In an effort to continue productive conversation, let's go off of what 
Keith was saying about making a branch suffixed with -SNAPSHOT to denote 
the provenance of the changes and lifecycle of said branch.

Let's take the 1.4 series as an example:

1.4.4 has been released. The first person finds some changes that should 
be placed into a 1.4.5 release. As such, a 1.4.5-SNAPSHOT branch would 
be created from the 1.4.4 tag.

`git checkout 1.4.4 && git checkout -b 1.4.5-SNAPSHOT; hack; commit; git 
push origin 1.4.5-SNAPSHOT`

After which, 1.4.5-SNAPSHOT would contain a certain number of bug-fixes 
until it is deemed appropriate to release 1.4.4.

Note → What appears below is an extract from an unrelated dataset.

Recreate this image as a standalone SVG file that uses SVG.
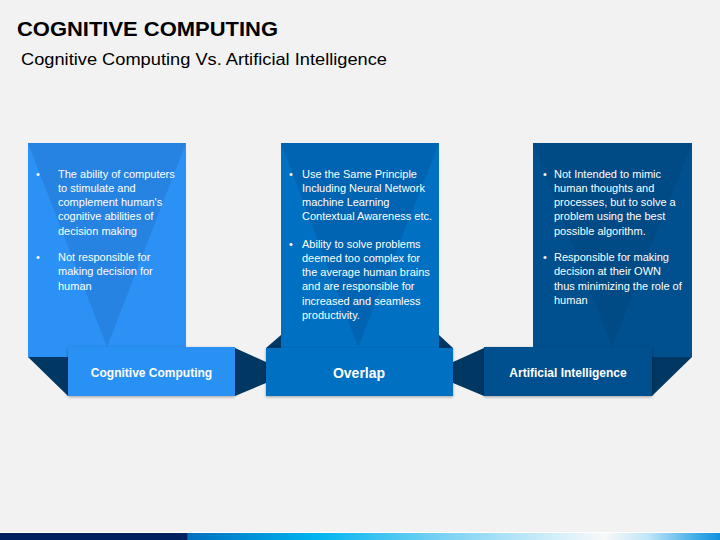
<svg xmlns="http://www.w3.org/2000/svg" width="720" height="540" viewBox="0 0 720 540">
<defs>
<style>
.ttl{font-family:"Liberation Sans",Arial,sans-serif;font-weight:bold;font-size:21px;fill:#000}
.sub{font-family:"Liberation Sans",Arial,sans-serif;font-size:17px;fill:#000}
.body{font-family:"Liberation Sans",Arial,sans-serif;font-size:11px;fill:#fff}
.lbl{font-family:"Liberation Sans",Arial,sans-serif;font-weight:bold;font-size:12px;fill:#fff;text-anchor:middle}
.lblb{font-family:"Liberation Sans",Arial,sans-serif;font-weight:bold;font-size:14px;fill:#fff;text-anchor:middle}
.fold{fill:#003763}
</style>
<filter id="sh" x="-10%" y="-20%" width="120%" height="150%">
<feDropShadow dx="0" dy="1" stdDeviation="1.5" flood-color="#000" flood-opacity="0.35"/>
</filter>
<linearGradient id="bar" x1="0" y1="0" x2="720" y2="0" gradientUnits="userSpaceOnUse">
<stop offset="0" stop-color="#002060"/>
<stop offset="0.259" stop-color="#002060"/>
<stop offset="0.261" stop-color="#0070C0"/>
<stop offset="0.44" stop-color="#00B4F0"/>
<stop offset="0.62" stop-color="#7DD3F3"/>
<stop offset="0.78" stop-color="#D8F0FA"/>
<stop offset="0.84" stop-color="#F8F8F8"/>
<stop offset="0.9" stop-color="#C0E6F8"/>
<stop offset="0.97" stop-color="#3AAAE6"/>
<stop offset="1" stop-color="#1090E0"/>
</linearGradient>
</defs>
<rect x="0" y="0" width="720" height="540" fill="#F2F2F2"/>
<text class="ttl" x="17" y="36" textLength="261" lengthAdjust="spacingAndGlyphs">COGNITIVE COMPUTING</text>
<text class="sub" x="21" y="65" textLength="366" lengthAdjust="spacingAndGlyphs">Cognitive Computing Vs. Artificial Intelligence</text>

<g id="panel-cognitive">
<rect x="28" y="143" width="158" height="214" fill="#2B91F4"/>
<polygon points="28,143 186,143 107,347" fill="#2683E2"/>
<text class="body"><tspan x="36" y="177.5">•</tspan><tspan x="58" y="177.5">The ability of computers</tspan><tspan x="58" y="191.8">to stimulate and</tspan><tspan x="58" y="206">complement human's</tspan><tspan x="58" y="220.3">cognitive abilities of</tspan><tspan x="58" y="234.5">decision making</tspan></text>
<text class="body"><tspan x="36" y="261">•</tspan><tspan x="58" y="261">Not responsible for</tspan><tspan x="58" y="275.3">making decision for</tspan><tspan x="58" y="289.7">human</tspan></text>
</g>

<g id="panel-overlap">
<rect x="281" y="143" width="158" height="205" fill="#0070C2"/>
<polygon points="281,143 439,143 358,347" fill="#0064B2"/>
<text class="body"><tspan x="289" y="177.5">•</tspan><tspan x="302" y="177.5">Use the Same Principle</tspan><tspan x="302" y="191.8">Including Neural Network</tspan><tspan x="302" y="206">machine Learning</tspan><tspan x="302" y="220.3">Contextual Awareness etc.</tspan></text>
<text class="body"><tspan x="289" y="247.5">•</tspan><tspan x="302" y="247.5">Ability to solve problems</tspan><tspan x="302" y="261.8">deemed too complex for</tspan><tspan x="302" y="276">the average human brains</tspan><tspan x="302" y="290.3">and are responsible for</tspan><tspan x="302" y="304.5">increased and seamless</tspan><tspan x="302" y="318.8">productivity.</tspan></text>
</g>

<g id="panel-ai">
<rect x="533" y="143" width="159" height="214" fill="#00508F"/>
<polygon points="533,143 692,143 612,347" fill="#004A85"/>
<text class="body"><tspan x="543" y="177.5">•</tspan><tspan x="554" y="177.5">Not Intended to mimic</tspan><tspan x="554" y="191.8">human thoughts and</tspan><tspan x="554" y="206">processes, but to solve a</tspan><tspan x="554" y="220.3">problem using the best</tspan><tspan x="554" y="234.5">possible algorithm.</tspan></text>
<text class="body"><tspan x="543" y="261">•</tspan><tspan x="554" y="261">Responsible for making</tspan><tspan x="554" y="275.3">decision at their OWN</tspan><tspan x="554" y="289.7">thus minimizing the role of</tspan><tspan x="554" y="304">human</tspan></text>
</g>

<g id="connectors">
<polygon class="fold" points="28,357 68,357 68,396"/>
<polygon class="fold" points="281,335 266,348 281,348"/>
<polygon class="fold" points="439,335 453,348 439,348"/>
<polygon class="fold" points="652,357 692,357 652,396"/>
<polygon class="fold" points="235,348 266,362 266,383 235,396"/>
<polygon class="fold" points="484,348 453,362 453,383 484,396"/>
</g>

<g id="label-cognitive">
<rect x="68" y="347" width="167" height="49" fill="#2B91F4" filter="url(#sh)"/>
<text class="lbl" x="151.5" y="377">Cognitive Computing</text>
</g>
<g id="label-overlap">
<rect x="266" y="348" width="187" height="48" fill="#0070C2" filter="url(#sh)"/>
<text class="lblb" x="359" y="378">Overlap</text>
</g>
<g id="label-ai">
<rect x="484" y="347" width="168" height="49" fill="#00508F" filter="url(#sh)"/>
<text class="lbl" x="568" y="377">Artificial Intelligence</text>
</g>

<rect x="0" y="532" width="720" height="1" fill="#FFFFFF"/>
<rect x="0" y="533" width="720" height="7" fill="url(#bar)"/>
</svg>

At which point, we would tag off of the 1.4.5-SNAPSHOT branch, merge the 
tag into the 1.5 series and through to the 1.6 series and delete the 
remote-tracking 1.4.5-SNAPSHOT branch as it now contains no additional 
information not contained by the 1.4.5 tag.

On 06/04/2013 10:05 PM, Drew Farris wrote:
> On Tuesday, June 4, 2013, Josh Elser wrote:
>>
>> The thing I don't care for (putting it mildly) is long-running
>> minor-release branches. I'm curious of suggestions that people might have
>> for how to work around this. One possibility would be to be git-tag heavy
>> while being more lax on official apache releases.
>>
>   I think I understand, but I am curious: At what point would we trash the
> minor release branch? For example, would we have trashed 1.4 by now? When
> would we trash the 1.5 branch?
>
> Also, do we tag from the short-lived branch 1.4.5-SNAPSHOT? When we delete
> the branch, will the tag preserve the history of what happened on that
> branch? E.g all of the commits that took us from 1.4.4 to 1.4.5?